*** DATA

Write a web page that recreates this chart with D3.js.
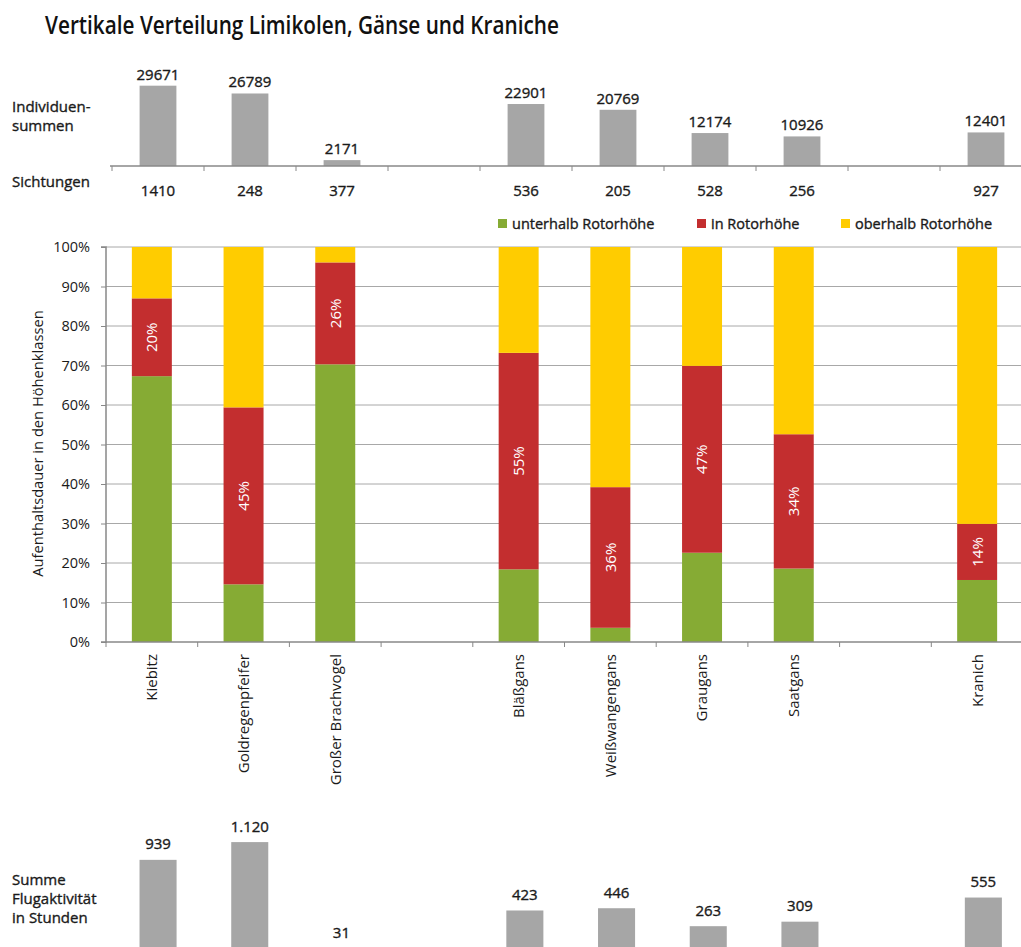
<!DOCTYPE html>
<html>
<head>
<meta charset="utf-8">
<script src="https://cdn.jsdelivr.net/npm/d3@7"></script>
<style>
  html, body { margin: 0; padding: 0; background: #fff; }
  svg { display: block; }
  .medium { stroke: #1a1a1a; stroke-width: 0.35px; paint-order: stroke; }
</style>
</head>
<body>
<svg id="chart" width="1021" height="947"></svg>
<script>
// Species per slot; empty strings are spacer slots between the groups
const categories = ["Kiebitz", "Goldregenpfeifer", "Großer Brachvogel", "", "Bläßgans", "Weißwangengans", "Graugans", "Saatgans", "", "Kranich"];

// Individual totals, number of sightings, total flight hours
const individuen  = [29671, 26789, 2171, null, 22901, 20769, 12174, 10926, null, 12401];
const sichtungen  = [1410, 248, 377, null, 536, 205, 528, 256, null, 927];
const flugstunden = [939, 1120, 31, null, 423, 446, 263, 309, null, 555];

// Share of time spent per height class (%)
const unterhalb = [67.3, 14.6, 70.3, null, 18.4, 3.6, 22.6, 18.6, null, 15.7];
const inRotor   = [19.7, 44.8, 25.8, null, 54.8, 35.6, 47.3, 34.0, null, 14.2];
const oberhalb  = [13.0, 40.6, 3.9, null, 26.8, 60.8, 30.1, 47.4, null, 70.1];

const seriesKeys   = ["unterhalb", "inRotor", "oberhalb"];
const seriesNames  = ["unterhalb Rotorhöhe", "in Rotorhöhe", "oberhalb Rotorhöhe"];
const seriesColors = ["#86ab34", "#c32e2f", "#ffcc00"];
const yTicks = [0, 10, 20, 30, 40, 50, 60, 70, 80, 90, 100];

const W = 1021, H = 947;
const svg = d3.select("#chart");
svg.append("rect").attr("width", W).attr("height", H).attr("fill", "#fff");

const idx = d3.range(categories.length);
const has = arr => idx.filter(i => arr[i] != null);
const labelFont = "'Open Sans', 'Noto Sans', sans-serif";
const plotFont = "'Open Sans', 'Noto Sans', sans-serif";
const textColor = "#1a1a1a";
const barGray = "#a6a6a6";
const axisGray = "#888888";
const gridGray = "#a8a8a8";

const deFormat = d3.formatLocale({ decimal: ",", thousands: ".", grouping: [3], currency: ["", " €"] }).format(",d");

// slot boundaries of a band scale whose outer padding is half the inner padding
const boundaries = x => d3.range(categories.length + 1).map(k => x.range()[0] + k * x.step());

// ---------- Title ----------
svg.append("text")
  .attr("x", 45).attr("y", 34)
  .attr("font-family", labelFont).attr("font-size", 26).attr("font-weight", 600)
  .attr("textLength", 514).attr("lengthAdjust", "spacingAndGlyphs")
  .attr("fill", "#111")
  .text("Vertikale Verteilung Limikolen, Gänse und Kraniche");

// ---------- Top panel: individual totals ----------
const xTop = d3.scaleBand().domain(idx).range([112, 1032]).paddingInner(0.6).paddingOuter(0.3);
const yTop = d3.scaleLinear().domain([0, 30000]).range([166, 84.8]);

const topPanel = svg.append("g");
topPanel.selectAll("rect.bar").data(has(individuen)).join("rect")
  .attr("class", "bar")
  .attr("x", i => xTop(i)).attr("width", xTop.bandwidth())
  .attr("y", i => yTop(individuen[i])).attr("height", i => yTop(0) - yTop(individuen[i]))
  .attr("fill", barGray);

topPanel.selectAll("text.val").data(has(individuen)).join("text")
  .attr("class", "val medium")
  .attr("x", i => xTop(i) + xTop.bandwidth() / 2)
  .attr("y", i => yTop(individuen[i]) - 6)
  .attr("text-anchor", "middle")
  .attr("font-family", labelFont).attr("font-size", 15).attr("fill", textColor)
  .text(i => individuen[i]);

topPanel.append("line")
  .attr("x1", 110).attr("x2", W).attr("y1", yTop(0)).attr("y2", yTop(0))
  .attr("stroke", axisGray).attr("stroke-width", 1.5);
topPanel.selectAll("line.tick").data(boundaries(xTop)).join("line")
  .attr("class", "tick")
  .attr("x1", d => d).attr("x2", d => d)
  .attr("y1", yTop(0)).attr("y2", yTop(0) + 5)
  .attr("stroke", axisGray).attr("stroke-width", 1);

topPanel.selectAll("text.sicht").data(has(sichtungen)).join("text")
  .attr("class", "sicht medium")
  .attr("x", i => xTop(i) + xTop.bandwidth() / 2)
  .attr("y", 196)
  .attr("text-anchor", "middle")
  .attr("font-family", labelFont).attr("font-size", 15).attr("fill", textColor)
  .text(i => sichtungen[i]);

const rowLabel = (lines, x, y0, dy) => {
  lines.forEach((t, k) => {
    svg.append("text").attr("class", "medium").attr("x", x).attr("y", y0 + k * dy)
      .attr("font-family", labelFont).attr("font-size", 15).attr("fill", textColor)
      .text(t);
  });
};
rowLabel(["Individuen-", "summen"], 12, 112, 19);
rowLabel(["Sichtungen"], 12, 187, 0);

// ---------- Legend ----------
const legendX = [498, 697, 841];
const legend = svg.append("g");
seriesNames.forEach((name, k) => {
  legend.append("rect").attr("x", legendX[k]).attr("y", 219).attr("width", 9).attr("height", 9)
    .attr("fill", seriesColors[k]);
  legend.append("text").attr("class", "medium").attr("x", legendX[k] + 14).attr("y", 229)
    .attr("font-family", labelFont).attr("font-size", 14.5).attr("fill", textColor)
    .text(name);
});

// ---------- Main panel: stacked 100% bars ----------
const xMain = d3.scaleBand().domain(idx).range([106, 1023]).paddingInner(0.564).paddingOuter(0.282);
const yMain = d3.scaleLinear().domain([0, 100]).range([642, 247]);

const mainPanel = svg.append("g");
mainPanel.selectAll("line.grid").data(yTicks.slice(1)).join("line")
  .attr("class", "grid")
  .attr("x1", 106).attr("x2", W)
  .attr("y1", d => yMain(d)).attr("y2", d => yMain(d))
  .attr("stroke", gridGray).attr("stroke-width", 1);

const rows = has(unterhalb).map(i => ({ i, unterhalb: unterhalb[i], inRotor: inRotor[i], oberhalb: oberhalb[i] }));
const stacked = d3.stack().keys(seriesKeys)(rows);

mainPanel.selectAll("g.series").data(stacked).join("g")
  .attr("class", "series")
  .attr("fill", (d, k) => seriesColors[k])
  .selectAll("rect").data(d => d).join("rect")
  .attr("x", d => xMain(d.data.i)).attr("width", xMain.bandwidth())
  .attr("y", d => yMain(d[1])).attr("height", d => yMain(d[0]) - yMain(d[1]));

// value labels on the middle (in Rotorhöhe) segment
const midSeries = stacked[1];
mainPanel.selectAll("text.pct").data(midSeries).join("text")
  .attr("class", "pct")
  .attr("transform", d => `translate(${xMain(d.data.i) + xMain.bandwidth() / 2},${yMain((d[0] + d[1]) / 2)}) rotate(-90)`)
  .attr("text-anchor", "middle").attr("dy", "0.36em")
  .attr("font-family", plotFont).attr("font-size", 15).attr("fill", "#fff")
  .text(d => Math.round(d.data.inRotor) + "%");

// y axis
const yAxis = d3.axisLeft(yMain).tickValues(yTicks).tickFormat(d => d + "%").tickSize(5).tickPadding(11);
const yAxisG = mainPanel.append("g").attr("transform", "translate(106,0)").call(yAxis);
yAxisG.select(".domain").attr("stroke", axisGray).attr("stroke-width", 1.5).attr("d", `M-5,${yMain(100)}H0V${yMain(0)}H-5`);
yAxisG.selectAll(".tick line").attr("stroke", axisGray);
yAxisG.selectAll(".tick text").attr("font-family", plotFont).attr("font-size", 14.5).attr("fill", textColor);

// x axis
mainPanel.append("line")
  .attr("x1", 106).attr("x2", W).attr("y1", yMain(0)).attr("y2", yMain(0))
  .attr("stroke", axisGray).attr("stroke-width", 1.5);
mainPanel.selectAll("line.xtick").data(boundaries(xMain)).join("line")
  .attr("class", "xtick")
  .attr("x1", d => d).attr("x2", d => d)
  .attr("y1", yMain(0)).attr("y2", yMain(0) + 5)
  .attr("stroke", axisGray);

mainPanel.selectAll("text.cat").data(idx.filter(i => categories[i])).join("text")
  .attr("class", "cat")
  .attr("transform", i => `translate(${xMain(i) + xMain.bandwidth() / 2},654) rotate(-90)`)
  .attr("text-anchor", "end").attr("dy", "0.36em")
  .attr("font-family", plotFont).attr("font-size", 15).attr("fill", textColor)
  .text(i => categories[i]);

svg.append("text")
  .attr("transform", `translate(38,${(yMain(0) + yMain(100)) / 2 - 1}) rotate(-90)`)
  .attr("text-anchor", "middle").attr("dy", "0.36em")
  .attr("font-family", plotFont).attr("font-size", 14.7).attr("fill", textColor)
  .text("Aufenthaltsdauer in den Höhenklassen");

// ---------- Bottom panel: flight hours ----------
const xBot = d3.scaleBand().domain(idx).range([112.2, 1029.2]).paddingInner(0.596).paddingOuter(0.298);
const yBot = d3.scaleLinear().domain([0, 1120]).range([952, 842.1]);

const botPanel = svg.append("g");
botPanel.selectAll("rect.bar").data(has(flugstunden)).join("rect")
  .attr("class", "bar")
  .attr("x", i => xBot(i)).attr("width", xBot.bandwidth())
  .attr("y", i => yBot(flugstunden[i])).attr("height", i => yBot(0) - yBot(flugstunden[i]))
  .attr("fill", barGray);
botPanel.selectAll("text.val").data(has(flugstunden)).join("text")
  .attr("class", "val medium")
  .attr("x", i => xBot(i) + xBot.bandwidth() / 2)
  .attr("y", i => yBot(flugstunden[i]) - 10.5)
  .attr("text-anchor", "middle")
  .attr("font-family", labelFont).attr("font-size", 15).attr("fill", textColor)
  .text(i => deFormat(flugstunden[i]));

rowLabel(["Summe", "Flugaktivität", "in Stunden"], 12, 885, 19);
</script>
</body>
</html>
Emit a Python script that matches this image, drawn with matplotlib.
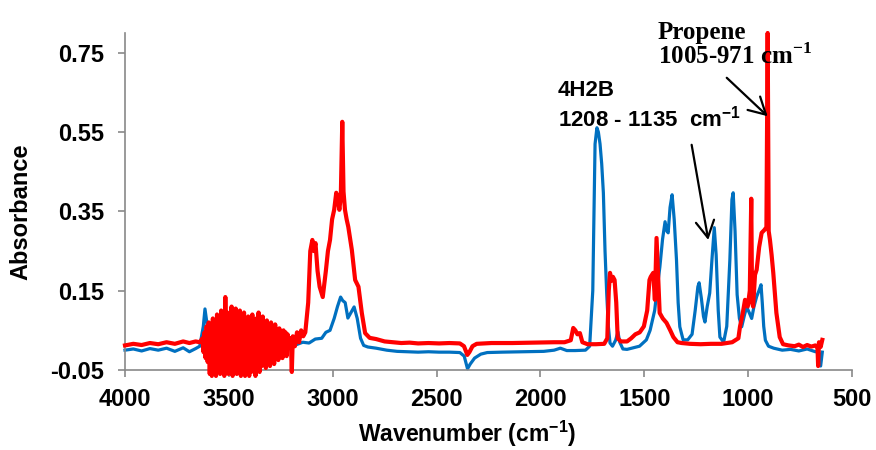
import matplotlib.pyplot as plt

plt.rcParams['font.family'] = ['Liberation Sans', 'DejaVu Sans']
plt.rcParams['font.weight'] = 'bold'
plt.rcParams['mathtext.fontset'] = 'custom'
plt.rcParams['mathtext.rm'] = 'Liberation Serif:bold'
plt.rcParams['mathtext.sf'] = 'Liberation Sans:bold'
plt.rcParams['axes.unicode_minus'] = False

# 4H2B spectrum (wavenumber, absorbance)
blue_pts = [
    (4000, 0.000), (3960, 0.003), (3920, -0.002), (3880, 0.004), (3840, 0.000),
    (3800, 0.005), (3760, -0.003), (3720, 0.006), (3690, -0.004), (3660, 0.004),
    (3640, 0.010), (3623, 0.060), (3615, 0.104), (3606, 0.070), (3593, 0.020),
    (3568, 0.010), (3538, 0.015), (3497, 0.005), (3447, 0.010), (3397, -0.005),
    (3346, 0.008), (3296, 0.000), (3245, -0.010), (3195, 0.010), (3144, 0.020),
    (3114, 0.018), (3084, 0.028), (3053, 0.030), (3033, 0.045), (3013, 0.050),
    (2993, 0.080), (2977, 0.110), (2962, 0.134), (2952, 0.125), (2940, 0.120),
    (2927, 0.081), (2912, 0.095), (2897, 0.109), (2882, 0.080), (2866, 0.030),
    (2851, 0.012), (2831, 0.008), (2791, 0.005), (2740, 0.000), (2690, -0.003),
    (2640, -0.004), (2589, -0.005), (2539, -0.004), (2488, -0.005), (2438, -0.005),
    (2388, -0.006), (2367, -0.015), (2351, -0.047), (2338, -0.035), (2317, -0.020),
    (2287, -0.010), (2256, -0.006), (2185, -0.005), (2085, -0.004), (1984, -0.003),
    (1934, 0.000), (1904, 0.005), (1873, -0.001), (1833, -0.001), (1783, 0.000),
    (1763, 0.010), (1748, 0.150), (1737, 0.520), (1728, 0.561), (1721, 0.550),
    (1713, 0.520), (1705, 0.470), (1697, 0.397), (1689, 0.250), (1681, 0.144),
    (1673, 0.060), (1665, 0.018), (1653, 0.010), (1638, 0.025), (1627, 0.046),
    (1618, 0.020), (1603, 0.003), (1583, 0.002), (1553, 0.006), (1523, 0.010),
    (1490, 0.026), (1472, 0.050), (1450, 0.100), (1437, 0.160), (1425, 0.210),
    (1412, 0.280), (1400, 0.324), (1391, 0.300), (1385, 0.296), (1376, 0.360),
    (1366, 0.392), (1356, 0.330), (1345, 0.228), (1337, 0.120), (1329, 0.059),
    (1313, 0.026), (1291, 0.026), (1270, 0.040), (1255, 0.100), (1242, 0.160),
    (1236, 0.170), (1225, 0.130), (1215, 0.085), (1208, 0.071), (1197, 0.110),
    (1185, 0.144), (1174, 0.230), (1163, 0.309), (1154, 0.240), (1144, 0.100),
    (1136, 0.033), (1118, 0.020), (1103, 0.060), (1088, 0.228), (1078, 0.380),
    (1072, 0.397), (1063, 0.300), (1053, 0.140), (1042, 0.080), (1031, 0.059),
    (1017, 0.090), (1007, 0.109), (995, 0.095), (983, 0.080), (972, 0.110),
    (959, 0.135), (948, 0.150), (938, 0.165), (932, 0.120), (925, 0.060),
    (917, 0.025), (902, 0.010), (877, 0.005), (836, 0.000), (796, 0.002),
    (756, -0.002), (716, 0.003), (676, -0.004), (661, 0.000), (651, -0.040),
    (643, -0.005),
]

# propene spectrum (wavenumber, absorbance)
red_pts = [
    (4000, 0.012), (3960, 0.016), (3920, 0.013), (3880, 0.018), (3840, 0.015),
    (3800, 0.020), (3760, 0.016), (3720, 0.022), (3690, 0.018), (3660, 0.022),
    (3640, 0.020),
    # noisy O-H region
    (3627, 0.030), (3622, -0.005), (3617, 0.045), (3612, -0.020), (3607, 0.060),
    (3602, -0.030), (3597, 0.070), (3592, -0.060), (3587, 0.050), (3582, -0.065),
    (3577, 0.080), (3572, -0.040), (3567, 0.065), (3562, -0.065), (3557, 0.090),
    (3552, -0.030), (3547, 0.075), (3542, -0.060), (3537, 0.100), (3532, -0.050),
    (3527, 0.085), (3522, -0.065), (3517, 0.134), (3512, -0.040), (3507, 0.095),
    (3502, -0.060), (3497, 0.080), (3492, -0.035), (3487, 0.110), (3482, -0.065),
    (3477, 0.070), (3472, -0.045), (3467, 0.105), (3462, -0.060), (3457, 0.085),
    (3452, -0.030), (3447, 0.100), (3442, -0.065), (3437, 0.075), (3432, -0.050),
    (3427, 0.095), (3422, -0.065), (3417, 0.060), (3412, -0.040), (3407, 0.085),
    (3402, -0.065), (3397, 0.070), (3392, -0.055), (3387, 0.090), (3382, -0.045),
    (3377, 0.065), (3372, -0.065), (3367, 0.080), (3362, -0.030), (3357, 0.095),
    (3352, -0.055), (3347, 0.070), (3342, -0.040), (3337, 0.085), (3332, -0.020),
    (3327, 0.060), (3322, -0.045), (3317, 0.075), (3312, -0.030), (3307, 0.055),
    (3302, -0.040), (3297, 0.070), (3292, -0.015), (3287, 0.050), (3282, -0.035),
    (3277, 0.065), (3272, -0.010), (3267, 0.045), (3262, -0.025), (3257, 0.055),
    (3252, 0.000), (3247, 0.040), (3242, -0.020), (3237, 0.050), (3232, 0.005),
    (3227, 0.045), (3222, -0.015), (3217, 0.040), (3212, 0.010), (3202, 0.030),
    (3197, -0.055), (3192, 0.035), (3182, 0.010), (3172, 0.045), (3162, 0.020),
    (3152, 0.050), (3142, 0.035), (3132, 0.045),
    # C-H stretch
    (3118, 0.120), (3108, 0.250), (3098, 0.278), (3091, 0.250), (3083, 0.270),
    (3073, 0.200), (3063, 0.160), (3048, 0.134), (3033, 0.200), (3023, 0.250),
    (3013, 0.278), (3003, 0.330), (2993, 0.354), (2983, 0.397), (2975, 0.380),
    (2968, 0.354), (2961, 0.390), (2954, 0.576), (2948, 0.400), (2941, 0.354),
    (2933, 0.330), (2925, 0.311), (2908, 0.253), (2892, 0.177), (2876, 0.160),
    (2860, 0.094), (2844, 0.043), (2822, 0.031), (2791, 0.028), (2750, 0.022),
    (2710, 0.020), (2670, 0.018), (2630, 0.019), (2589, 0.017), (2539, 0.018),
    (2488, 0.017), (2438, 0.018), (2388, 0.017), (2368, 0.010), (2352, -0.012),
    (2342, -0.005), (2327, 0.010), (2307, 0.016), (2236, 0.018), (2135, 0.018),
    (2034, 0.019), (1934, 0.020), (1884, 0.020), (1854, 0.025), (1842, 0.056),
    (1832, 0.050), (1822, 0.040), (1810, 0.043), (1798, 0.020), (1773, 0.015),
    (1733, 0.015), (1693, 0.016), (1678, 0.030), (1671, 0.150), (1665, 0.195),
    (1658, 0.175), (1651, 0.185), (1643, 0.177), (1635, 0.120), (1628, 0.030),
    (1613, 0.022), (1583, 0.022), (1563, 0.030), (1543, 0.040), (1522, 0.045),
    (1502, 0.060), (1486, 0.100), (1475, 0.177), (1469, 0.185), (1457, 0.195),
    (1449, 0.127), (1441, 0.283), (1434, 0.195), (1426, 0.094), (1411, 0.080),
    (1393, 0.069), (1375, 0.050), (1360, 0.033), (1340, 0.020), (1320, 0.018),
    (1280, 0.016), (1229, 0.015), (1179, 0.016), (1128, 0.016), (1077, 0.020),
    (1047, 0.030), (1039, 0.060), (1027, 0.090), (1015, 0.127), (1002, 0.110),
    (992, 0.150), (985, 0.382), (981, 0.120), (976, 0.110), (967, 0.190),
    (959, 0.203), (947, 0.260), (935, 0.296), (922, 0.303), (912, 0.310),
    (906, 0.800), (901, 0.300), (895, 0.278), (887, 0.240), (879, 0.195),
    (864, 0.094), (848, 0.033), (832, 0.015), (806, 0.012), (776, 0.010),
    (756, 0.014), (736, 0.008), (716, 0.013), (696, 0.009), (676, 0.012),
    (666, 0.005), (663, -0.040), (659, 0.020), (651, 0.008), (643, 0.026),
]

x_ticks = [4000, 3500, 3000, 2500, 2000, 1500, 1000, 500]
y_ticks = [-0.05, 0.15, 0.35, 0.55, 0.75]
y_labels = ['-0.05', '0.15', '0.35', '0.55', '0.75']

blue_x = [p[0] for p in blue_pts]
blue_y = [p[1] for p in blue_pts]
red_x = [p[0] for p in red_pts]
red_y = [p[1] for p in red_pts]

fig = plt.figure(figsize=(8.76, 4.5), dpi=100)
ax = fig.add_axes([0.1427, 0.1778, 0.8299, 0.7489])

ax.plot(blue_x, blue_y, color='#0070C0', lw=2.3, clip_on=False, zorder=2)
ax.plot(red_x, red_y, color='#FF0000', lw=3.0, clip_on=False, zorder=3)

ax.set_xlim(4000, 500)
ax.set_ylim(-0.05, 0.80)
ax.set_xticks(x_ticks)
ax.set_xticklabels([str(t) for t in x_ticks])
ax.set_yticks(y_ticks)
ax.set_yticklabels(y_labels)

for s in ['top', 'right']:
    ax.spines[s].set_visible(False)
for s in ['left', 'bottom']:
    ax.spines[s].set_color('#898989')
    ax.spines[s].set_linewidth(1.2)
ax.tick_params(axis='both', colors='#898989', labelcolor='black', width=1.2,
               length=5, labelsize=17)
ax.tick_params(axis='y', pad=10)
ax.tick_params(axis='x', pad=8)

ax.set_ylabel('Absorbance', fontsize=17, fontweight='bold', va='center')
ax.yaxis.set_label_coords(-0.143, 0.47)
ax.set_xlabel(r'Wavenumber (cm$^{\mathsf{-1}}$)', fontsize=16.5,
              fontweight='bold', va='center')
ax.xaxis.set_label_coords(0.47, -0.19)

# annotations
ax.text(1915, 0.642, '4H2B', fontsize=16, fontweight='bold', va='baseline')
ax.text(1915, 0.563, r'1208 - 1135  cm$^{\mathsf{-1}}$', fontsize=16,
        fontweight='bold', va='baseline')
ax.text(1434, 0.786, 'Propene', fontsize=18, fontweight='bold',
        family='Liberation Serif', va='baseline', clip_on=False)
ax.text(1434, 0.722, r'1005-971 cm$^{\mathrm{-1}}$', fontsize=18,
        fontweight='bold', family='Liberation Serif', va='baseline')

arrow = dict(arrowstyle='->,head_length=0.6,head_width=0.33', color='black',
             lw=1.6, shrinkA=0, shrinkB=0, mutation_scale=20)
ax.annotate('', xy=(1192, 0.278), xytext=(1272, 0.518), arrowprops=arrow)
ax.annotate('', xy=(906, 0.59), xytext=(1103, 0.687), arrowprops=arrow)

fig.savefig('out.png', dpi=100)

******

▶ **INSTRUCTION**: Give again, please, precisely the lines that begin the records and run through the line with "309, null, 555];" in it, keeping both end lines and dropping any pictures.

▶ **THE RESULT**:
Write a web page that recreates this chart with D3.js.
<!DOCTYPE html>
<html>
<head>
<meta charset="utf-8">
<script src="https://cdn.jsdelivr.net/npm/d3@7"></script>
<style>
  html, body { margin: 0; padding: 0; background: #fff; }
  svg { display: block; }
  .medium { stroke: #1a1a1a; stroke-width: 0.35px; paint-order: stroke; }
</style>
</head>
<body>
<svg id="chart" width="1021" height="947"></svg>
<script>
// Species per slot; empty strings are spacer slots between the groups
const categories = ["Kiebitz", "Goldregenpfeifer", "Großer Brachvogel", "", "Bläßgans", "Weißwangengans", "Graugans", "Saatgans", "", "Kranich"];

// Individual totals, number of sightings, total flight hours
const individuen  = [29671, 26789, 2171, null, 22901, 20769, 12174, 10926, null, 12401];
const sichtungen  = [1410, 248, 377, null, 536, 205, 528, 256, null, 927];
const flugstunden = [939, 1120, 31, null, 423, 446, 263, 309, null, 555];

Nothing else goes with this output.